Кинан поднялся, но не подошел. Он был в ярости. В комнате поднялись ветряные воронки. Кожу Сета обжег песок.
— Ты уже не смертный, — произнес Кинан.
— Точно, уже не смертный, — подтвердил Сет.
Эйслинн отстранилась и посмотрела на Сета. Не выпуская его руки, она отступила на шаг.
— Что ты наделал?
— Нашел выход. — Сет потянул ее к себе и прошептал: — Я скучал по тебе.
Кинан не сказал больше ни слова; его движения были почти механическими, когда он прошел мимо них к двери.

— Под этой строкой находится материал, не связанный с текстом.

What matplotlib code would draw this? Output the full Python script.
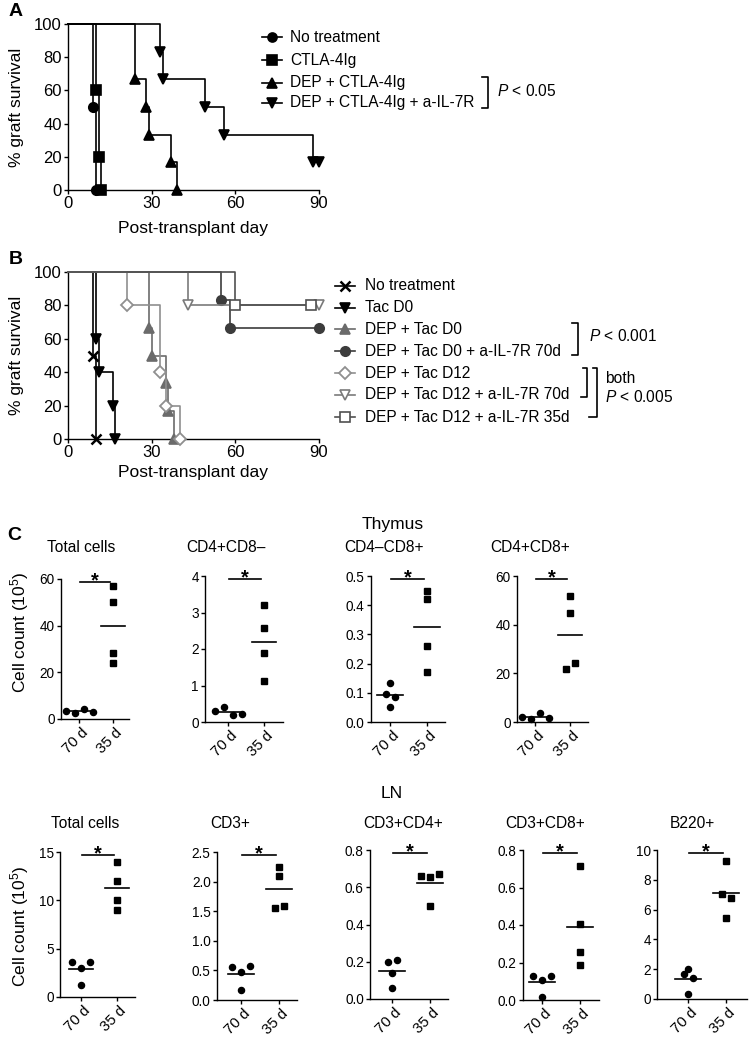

Эйслинн вся напряглась, когда Кинан проходил мимо, и на мгновение Сет засомневался, последует ли она за королем, или останется с ним.
— Кинан? Подожди!
Но Летний Король уже ушел.
Дония знала, что это он, когда Кинан постучал в ее дверь. Шпионы Зимней Королевы уже донесли, что Сет стал фейри и вернулся в мир смертных. Приход Кинана был неизбежен.
— Ты знал, где он. — Ей нужно было услышать ответ. Они слишком долго не говорили друг другу всей правды. Теперь это время прошло. — Ты знал, что Сет в Фэйри.
— Знал, — подтвердил он.
Кинан стоял в дверях и глядел на нее своими по-летнему совершенными глазами, о которых она грезила большую часть своей жизни, и безмолвно просил о прощении, о том, чтобы она сказала ему что-нибудь, чтобы все уладилось.
Она не могла.
— Эш узнает об этом.
— Я все разрушил, да?
— С ней? — Дония оставалась на расстоянии, не подошла ближе, не коснулась его. Она должна была так поступить. Он клялся ей в любви, а потом ушел, чтобы ухаживать за Эйслинн. Этого следовало ожидать, но ей по-прежнему было больно. Теперь он пришел, чтобы она его утешила. — Да.
— А с тобой?
Дония отвернулась. Иногда одной любви недостаточно.
— Похоже на то.
— И мне осталось лишь… — Кинан замолчал. — Я все разрушил, Дон. Моя королева собирается… Не имею понятия, что будет с Двором. Я потерял тебя. Ниалл меня ненавидит… а Сорча любит Сета, смертного — нет, фейри, которого я… — Он взглянул на нее. Солнечный свет, обычно сиявший так ярко, когда он был расстроен, теперь почти угас. — Что мне теперь делать?
Он опустился на пол.
— Надеяться на то, что кто-то из нас будет к тебе добрее, чем ты к нам, — прошептала Дония.
И, прежде чем она могла бы снова смягчиться по отношению к нему, она ушла, оставив Летнего Короля одного на полу в холле.